==== SUPPLIED MATERIAL ====

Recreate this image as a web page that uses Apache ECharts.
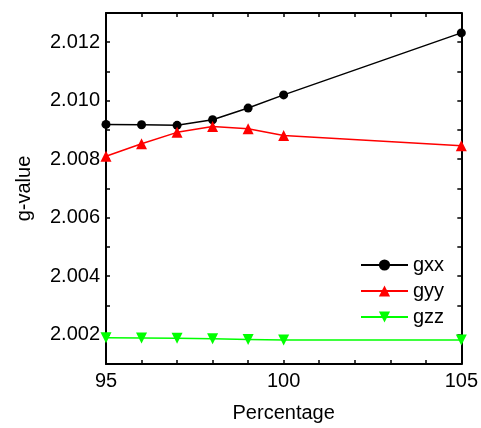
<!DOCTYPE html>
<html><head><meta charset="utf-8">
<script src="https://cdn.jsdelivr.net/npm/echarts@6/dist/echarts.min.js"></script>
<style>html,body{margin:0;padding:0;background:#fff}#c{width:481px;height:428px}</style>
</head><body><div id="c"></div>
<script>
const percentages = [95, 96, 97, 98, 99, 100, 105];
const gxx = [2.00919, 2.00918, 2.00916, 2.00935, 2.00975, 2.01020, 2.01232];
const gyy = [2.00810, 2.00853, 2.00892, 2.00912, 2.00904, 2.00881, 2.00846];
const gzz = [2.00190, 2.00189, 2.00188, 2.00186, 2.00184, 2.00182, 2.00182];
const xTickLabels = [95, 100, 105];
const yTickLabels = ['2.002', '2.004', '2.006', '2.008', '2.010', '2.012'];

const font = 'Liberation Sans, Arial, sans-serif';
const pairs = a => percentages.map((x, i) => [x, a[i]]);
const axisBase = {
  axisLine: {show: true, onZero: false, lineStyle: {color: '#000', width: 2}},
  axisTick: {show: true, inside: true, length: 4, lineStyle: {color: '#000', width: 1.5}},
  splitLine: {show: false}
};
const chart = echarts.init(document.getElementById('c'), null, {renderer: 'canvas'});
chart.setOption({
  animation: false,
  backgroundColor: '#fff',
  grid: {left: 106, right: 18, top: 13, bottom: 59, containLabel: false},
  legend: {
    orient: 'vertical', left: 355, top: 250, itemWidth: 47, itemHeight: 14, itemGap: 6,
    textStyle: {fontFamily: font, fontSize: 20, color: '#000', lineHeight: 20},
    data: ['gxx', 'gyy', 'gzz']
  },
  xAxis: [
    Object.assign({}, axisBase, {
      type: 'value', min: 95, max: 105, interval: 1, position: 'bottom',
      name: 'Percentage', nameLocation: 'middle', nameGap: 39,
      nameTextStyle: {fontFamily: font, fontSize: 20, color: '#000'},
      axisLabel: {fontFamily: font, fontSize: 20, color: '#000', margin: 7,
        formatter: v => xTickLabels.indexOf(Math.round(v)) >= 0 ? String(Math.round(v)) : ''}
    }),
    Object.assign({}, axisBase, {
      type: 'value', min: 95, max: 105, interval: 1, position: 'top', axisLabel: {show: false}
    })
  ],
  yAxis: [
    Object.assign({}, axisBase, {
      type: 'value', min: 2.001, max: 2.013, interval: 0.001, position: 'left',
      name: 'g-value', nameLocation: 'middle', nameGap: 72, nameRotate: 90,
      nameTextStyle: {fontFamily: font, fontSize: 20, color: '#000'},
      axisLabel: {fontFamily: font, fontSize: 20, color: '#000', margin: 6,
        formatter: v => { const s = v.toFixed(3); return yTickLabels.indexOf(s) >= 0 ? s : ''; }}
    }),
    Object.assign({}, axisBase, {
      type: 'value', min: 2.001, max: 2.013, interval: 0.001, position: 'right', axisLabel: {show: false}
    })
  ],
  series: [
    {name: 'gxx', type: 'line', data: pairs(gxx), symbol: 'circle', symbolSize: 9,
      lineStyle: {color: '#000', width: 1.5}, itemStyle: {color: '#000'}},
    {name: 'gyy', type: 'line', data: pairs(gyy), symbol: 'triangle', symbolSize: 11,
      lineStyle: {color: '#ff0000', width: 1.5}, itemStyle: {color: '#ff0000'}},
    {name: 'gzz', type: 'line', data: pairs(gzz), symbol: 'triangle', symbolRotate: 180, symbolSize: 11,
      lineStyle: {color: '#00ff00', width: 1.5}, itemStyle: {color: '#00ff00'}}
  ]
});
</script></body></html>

====
==== SUPPLIED MATERIAL ====

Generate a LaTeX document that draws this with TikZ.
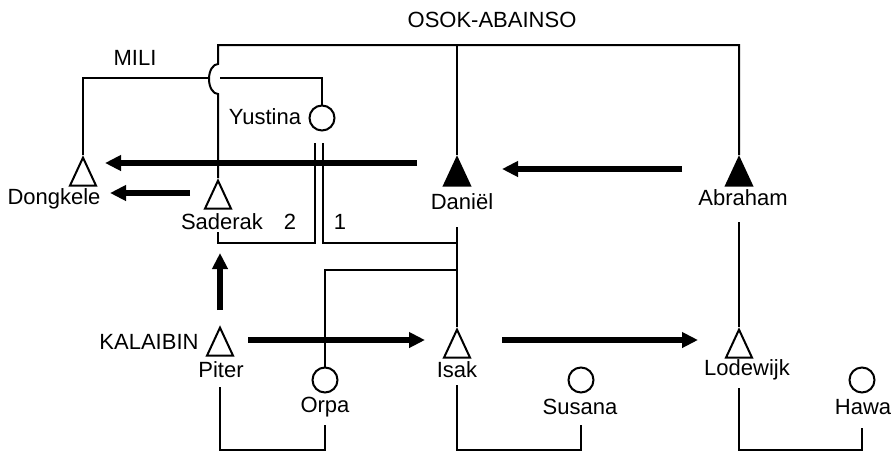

====
==== SUPPLIED MATERIAL ====

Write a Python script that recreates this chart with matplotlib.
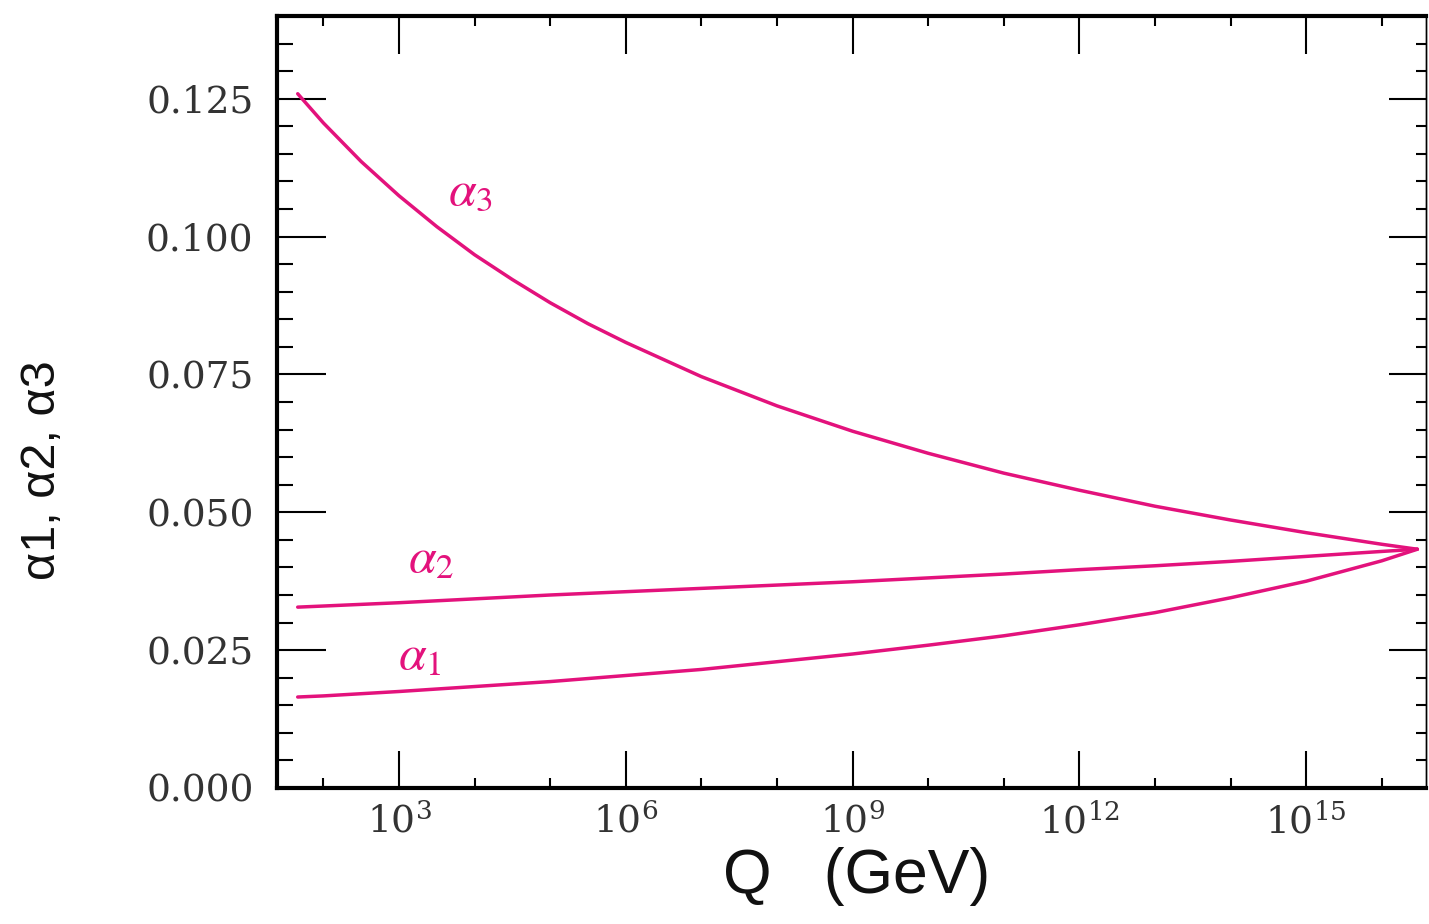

====

◆ EXERCISE REQUIREMENTS ◆
Take only the lines above from the one that has "Recreate this image" through the one that has "['2.002', '2.004', '2.006', '2.008', '2.010', '2.012'];" and reproduce them exactly, omitting any pictures.

◆ RESULT ◆
Recreate this image as a web page that uses Apache ECharts.
<!DOCTYPE html>
<html><head><meta charset="utf-8">
<script src="https://cdn.jsdelivr.net/npm/echarts@6/dist/echarts.min.js"></script>
<style>html,body{margin:0;padding:0;background:#fff}#c{width:481px;height:428px}</style>
</head><body><div id="c"></div>
<script>
const percentages = [95, 96, 97, 98, 99, 100, 105];
const gxx = [2.00919, 2.00918, 2.00916, 2.00935, 2.00975, 2.01020, 2.01232];
const gyy = [2.00810, 2.00853, 2.00892, 2.00912, 2.00904, 2.00881, 2.00846];
const gzz = [2.00190, 2.00189, 2.00188, 2.00186, 2.00184, 2.00182, 2.00182];
const xTickLabels = [95, 100, 105];
const yTickLabels = ['2.002', '2.004', '2.006', '2.008', '2.010', '2.012'];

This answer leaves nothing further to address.